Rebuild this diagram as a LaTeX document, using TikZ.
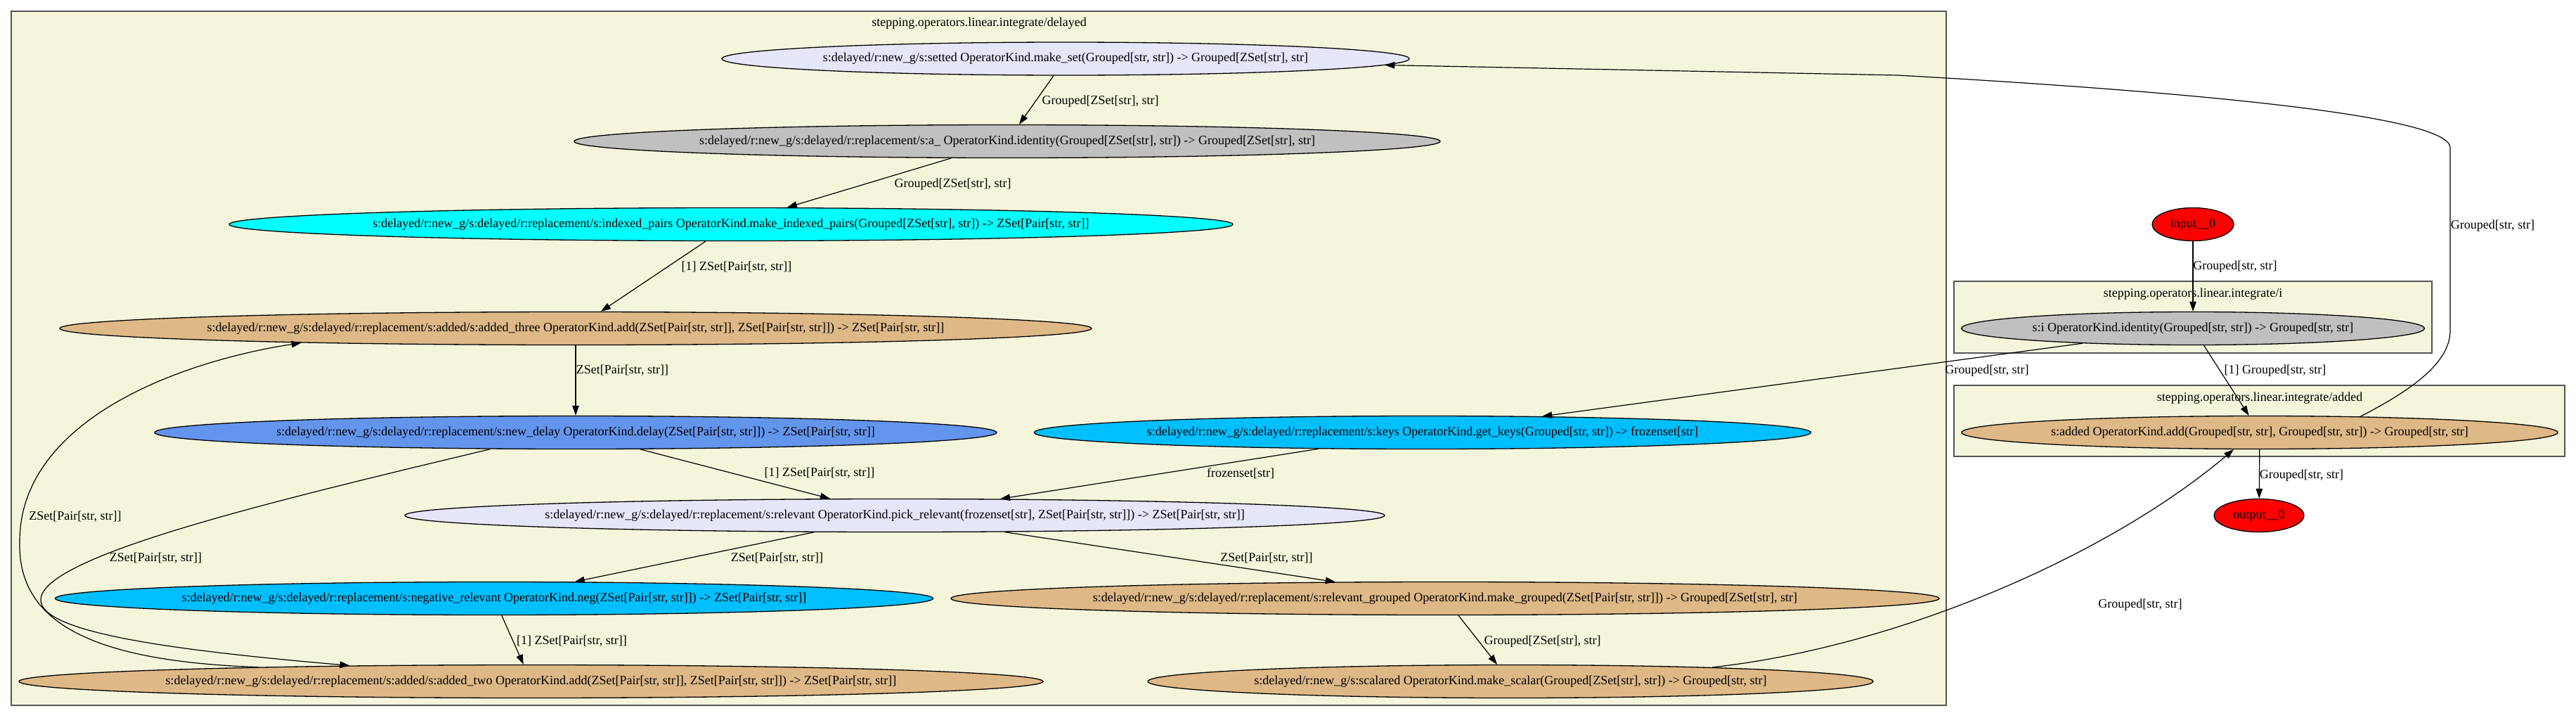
\documentclass[tikz,border=0pt]{standalone}
\usepackage{fontspec}
\setmainfont{Liberation Serif}
\usetikzlibrary{shapes.geometric,arrows.meta}
\definecolor{beigec}{HTML}{F5F5DC}
\definecolor{lav}{HTML}{E6E6FA}
\definecolor{grayc}{HTML}{C0C0C0}
\definecolor{burly}{HTML}{DEB887}
\definecolor{cfblue}{HTML}{6495ED}
\definecolor{dsblue}{HTML}{00BFFF}
\definecolor{cyanc}{HTML}{00FFFF}
\definecolor{redc}{HTML}{FF0000}
\definecolor{framec}{HTML}{555555}
\begin{document}
\begin{tikzpicture}[x=1pt,y=-1pt,
  every node/.style={font=\fontsize{18}{21}\selectfont},
  op/.style={ellipse, draw=black, line width=1.3pt, inner sep=0pt, minimum height=47pt},
  cl/.style={draw=framec, fill=beigec, line width=2pt},
  lbl/.style={inner sep=0pt},
  conn/.style={draw=black, line width=1.2pt, -{Triangle[length=14pt,width=9.5pt]}},
]
\fill[white] (0,0) rectangle (3665,1020);
\useasboundingbox (0,0) rectangle (3665,1020);

% clusters
\draw[cl] (16,16) rectangle (2769,1003);
\draw[cl] (2780,400) rectangle (3460,502);
\draw[cl] (2780,548) rectangle (3649,649);
\node[lbl] (t1) at (1393,33) {stepping.operators.linear.integrate/delayed};
\node[lbl] (t2) at (3120,418) {stepping.operators.linear.integrate/i};
\node[lbl] (t3) at (3215,566) {stepping.operators.linear.integrate/added};

% nodes
\node[op, fill=lav, minimum width=978pt] (setted) at (1516,83.5) {\makebox[0pt]{s:delayed/r:new\_g/s:setted OperatorKind.make\_set(Grouped[str, str]) -> Grouped[ZSet[str], str]}};
\node[op, fill=grayc, minimum width=1232pt] (identa) at (1433,201) {\makebox[0pt]{s:delayed/r:new\_g/s:delayed/r:replacement/s:a\_ OperatorKind.identity(Grouped[ZSet[str], str]) -> Grouped[ZSet[str], str]}};
\node[op, fill=cyanc, minimum width=1428pt] (indexed) at (1040,319) {\makebox[0pt]{s:delayed/r:new\_g/s:delayed/r:replacement/s:indexed\_pairs OperatorKind.make\_indexed\_pairs(Grouped[ZSet[str], str]) -> ZSet[Pair[str, str]]}};
\node[op, fill=burly, minimum width=1468pt] (added3) at (819,467) {\makebox[0pt]{s:delayed/r:new\_g/s:delayed/r:replacement/s:added/s:added\_three OperatorKind.add(ZSet[Pair[str, str]], ZSet[Pair[str, str]]) -> ZSet[Pair[str, str]]}};
\node[op, fill=cfblue, minimum width=1198pt] (newdelay) at (819,615) {\makebox[0pt]{s:delayed/r:new\_g/s:delayed/r:replacement/s:new\_delay OperatorKind.delay(ZSet[Pair[str, str]]) -> ZSet[Pair[str, str]]}};
\node[op, fill=dsblue, minimum width=1105pt] (keys) at (2024,615) {\makebox[0pt]{s:delayed/r:new\_g/s:delayed/r:replacement/s:keys OperatorKind.get\_keys(Grouped[str, str]) -> frozenset[str]}};
\node[op, fill=lav, minimum width=1394pt] (relevant) at (1273,733) {\makebox[0pt]{s:delayed/r:new\_g/s:delayed/r:replacement/s:relevant OperatorKind.pick\_relevant(frozenset[str], ZSet[Pair[str, str]]) -> ZSet[Pair[str, str]]}};
\node[op, fill=dsblue, minimum width=1249pt] (negrel) at (703,851) {\makebox[0pt]{s:delayed/r:new\_g/s:delayed/r:replacement/s:negative\_relevant OperatorKind.neg(ZSet[Pair[str, str]]) -> ZSet[Pair[str, str]]}};
\node[op, fill=burly, minimum width=1406pt] (relgrp) at (2056,851) {\makebox[0pt]{s:delayed/r:new\_g/s:delayed/r:replacement/s:relevant\_grouped OperatorKind.make\_grouped(ZSet[Pair[str, str]]) -> Grouped[ZSet[str], str]}};
\node[op, fill=burly, minimum width=1457pt] (added2) at (755.5,969) {\makebox[0pt]{s:delayed/r:new\_g/s:delayed/r:replacement/s:added/s:added\_two OperatorKind.add(ZSet[Pair[str, str]], ZSet[Pair[str, str]]) -> ZSet[Pair[str, str]]}};
\node[op, fill=burly, minimum width=1032pt] (scalared) at (2149,969) {\makebox[0pt]{s:delayed/r:new\_g/s:scalared OperatorKind.make\_scalar(Grouped[ZSet[str], str]) -> Grouped[str, str]}};
\node[op, fill=redc, minimum width=116pt] (input) at (3120,319) {\makebox[0pt]{input\_\_0}};
\node[op, fill=grayc, minimum width=659pt] (identi) at (3120,467) {\makebox[0pt]{s:i OperatorKind.identity(Grouped[str, str]) -> Grouped[str, str]}};
\node[op, fill=burly, minimum width=848pt] (added) at (3215,615) {\makebox[0pt]{s:added OperatorKind.add(Grouped[str, str], Grouped[str, str]) -> Grouped[str, str]}};
\node[op, fill=redc, minimum width=128pt] (output) at (3214,733) {\makebox[0pt]{output\_\_0}};

% straight edges
\draw[conn] (setted) -- (identa);
\draw[conn] (identa) -- (indexed);
\draw[conn] (indexed) -- (added3);
\draw[conn] (added3) -- (newdelay);
\draw[conn] (newdelay) -- (relevant);
\draw[conn] (keys) -- (relevant);
\draw[conn] (relevant) -- (negrel);
\draw[conn] (relevant) -- (relgrp);
\draw[conn] (negrel) -- (added2);
\draw[conn] (relgrp) -- (scalared);
\draw[conn] (input) -- (identi);
\draw[conn] (identi) -- (keys);
\draw[conn] (identi) -- (added);
\draw[conn] (added) -- (output);

% curved edges
\draw[conn] (newdelay.191.97) .. controls (400,710) and (58,790) .. (58,853) .. controls (58,900) and (250,925) .. (added2.175.71);
\draw[conn] (added2.177.67) .. controls (120,940) and (25,880) .. (28,770) .. controls (28,600) and (250,515) .. (added3.183.36);
\draw[conn] (scalared.4) .. controls (2700,920) and (3000,790) .. (added.213.8);
\draw[conn] (added.9.2) .. controls (3420,560) and (3486,520) .. (3486,470) -- (3486,210) .. controls (3486,170) and (3200,135) .. (2700,107) -- (setted);

% edge labels
\node[lbl] (l1) at (1565.5,144) {Grouped[ZSet[str], str]};
\node[lbl] (l2) at (1355.5,262) {Grouped[ZSet[str], str]};
\node[lbl] (l3) at (1048,380) {[1] ZSet[Pair[str, str]]};
\node[lbl] (l4) at (885.5,527) {ZSet[Pair[str, str]]};
\node[lbl] (l5) at (1166,673) {[1] ZSet[Pair[str, str]]};
\node[lbl] (l6) at (221.5,794) {ZSet[Pair[str, str]]};
\node[lbl] (l7) at (107,735) {ZSet[Pair[str, str]]};
\node[lbl] (l8) at (1765,673) {frozenset[str]};
\node[lbl] (l9) at (1105.5,794) {ZSet[Pair[str, str]]};
\node[lbl] (l10) at (1802,794) {ZSet[Pair[str, str]]};
\node[lbl] (l11) at (813.5,912) {[1] ZSet[Pair[str, str]]};
\node[lbl] (l12) at (2194.5,912) {Grouped[ZSet[str], str]};
\node[lbl] (l13) at (3045,860) {Grouped[str, str]};
\node[lbl] (l14) at (3546.5,321) {Grouped[str, str]};
\node[lbl] (l15) at (3180,379) {Grouped[str, str]};
\node[lbl] (l16) at (2827,527) {Grouped[str, str]};
\node[lbl] (l17) at (3237,527) {[1] Grouped[str, str]};
\node[lbl] (l18) at (3274.5,676) {Grouped[str, str]};
\end{tikzpicture}
\end{document}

WORK TO BE COMPLETED
Give again, word for word, every line from the top of the data through the line with "(t3) at (3215,566)", both ends included, and exclude the pictures.

RESPONSE TO THE TASK
Rebuild this diagram as a LaTeX document, using TikZ.
\documentclass[tikz,border=0pt]{standalone}
\usepackage{fontspec}
\setmainfont{Liberation Serif}
\usetikzlibrary{shapes.geometric,arrows.meta}
\definecolor{beigec}{HTML}{F5F5DC}
\definecolor{lav}{HTML}{E6E6FA}
\definecolor{grayc}{HTML}{C0C0C0}
\definecolor{burly}{HTML}{DEB887}
\definecolor{cfblue}{HTML}{6495ED}
\definecolor{dsblue}{HTML}{00BFFF}
\definecolor{cyanc}{HTML}{00FFFF}
\definecolor{redc}{HTML}{FF0000}
\definecolor{framec}{HTML}{555555}
\begin{document}
\begin{tikzpicture}[x=1pt,y=-1pt,
  every node/.style={font=\fontsize{18}{21}\selectfont},
  op/.style={ellipse, draw=black, line width=1.3pt, inner sep=0pt, minimum height=47pt},
  cl/.style={draw=framec, fill=beigec, line width=2pt},
  lbl/.style={inner sep=0pt},
  conn/.style={draw=black, line width=1.2pt, -{Triangle[length=14pt,width=9.5pt]}},
]
\fill[white] (0,0) rectangle (3665,1020);
\useasboundingbox (0,0) rectangle (3665,1020);

% clusters
\draw[cl] (16,16) rectangle (2769,1003);
\draw[cl] (2780,400) rectangle (3460,502);
\draw[cl] (2780,548) rectangle (3649,649);
\node[lbl] (t1) at (1393,33) {stepping.operators.linear.integrate/delayed};
\node[lbl] (t2) at (3120,418) {stepping.operators.linear.integrate/i};
\node[lbl] (t3) at (3215,566) {stepping.operators.linear.integrate/added};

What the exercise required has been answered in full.